Koncert The Dreadnoughts spędziłem w namiocie prasowym, więc jedyne co słyszałem to żarty prowadzącego i ogólne zadowolenie publiki. Mogłem w sumie koncert zobaczyć, gdyby nie to, że źle przekazano nam informacje na temat godziny wywiadu z Avantasią. W trakcie koncertu Lipali odbyliśmy rozmowę z muzykami. Wywiad był krótki ale bardzo owocny.
Koncert Avantasii miał być moim ostatnim koncertem tego festiwalu. Nastawiałem się bardzo, gdyż wiele lat czekałem na ich koncert w Polsce. Usadowiłem się w okolicach barierki. Scena była przygotowana o wiele lepiej niż na koncercie w Berlinie, który widziałem trzy lata temu. Koncert klasycznie zaczęła „Also Sprach Zarathustra”, po którym weszło „Mystery of a Blood Red Rose”. W trakcie pierwszego kawałka odkryłem jaki będzie mój największy problem. Pijani ludzie i stage-diverzy. Przy trzecim-czwartym kawałku wbiła się w nas ekipa z bodajże Węgier, hojnie rozlewając domowej roboty nalewkę po ludziach. To było do przeżycia, ale najgorzej było z ludźmi którzy koniecznie musieli przeżyć niesienie na rękach. Rozumiem – zabawa, energia, ale jeśli dwadzieścia razy przerzucam tę samą osobę za barierkę w stronę ochrony, to nie jest fajnie.

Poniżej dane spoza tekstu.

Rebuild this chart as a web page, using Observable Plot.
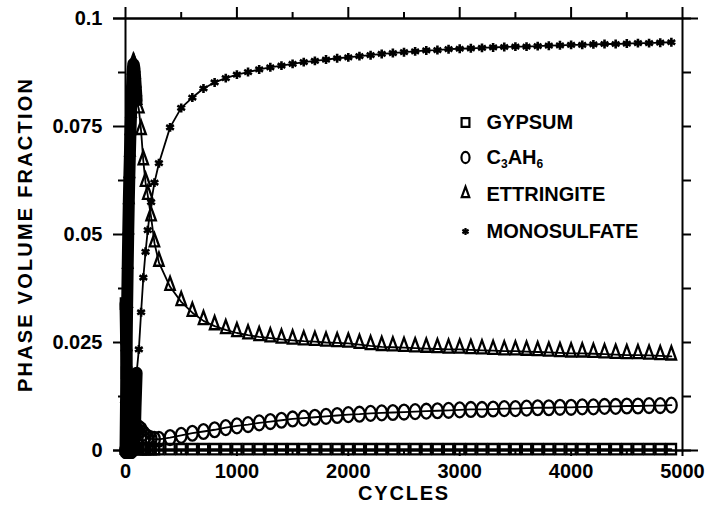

Ochrona zasługuje na swój własny akapit. Nigdy nie spotkałem się z takimi bucami. Parę razy któryś z nich mnie popchnął by kogoś złapać, chamskie odzywki były normą. Połowę koncertu spędziłem patrząc na ich kamizelki. Teksty w stylu „Jak się nie podoba to wypierdalaj” powtarzały się co chwilę, nie wspominając o innych, jeszcze bardziej obelżywych. Rozumiem, że mają ciężką pracę, ale nie powinni psuć innym zabawy. Podobne zachowania były na barierkach, na których też panowała dezorganizacja.
W kwestii logistycznej, festiwal działał dość… dziwnie. Był zakaz wnoszenia alkoholu, który można było kupić na terenie festiwalu. Przejście z pola namiotowego na koncertowe było trzepane dwa razy, w dwie strony. Najgorzej było jednak z informacją – nie mogłem się dowiedzieć nawet podstawowych informacji. Niemal każde pytanie było zbijane „Nie wiem.”
Bawiłem się przeciętnie, ale jak wspomniałem wcześniej – może to wynikać z mojego nastawienia. W kwestii organizacyjnej jest na pewno sporo rzeczy do poprawy, ale same koncerty trzymały poziom.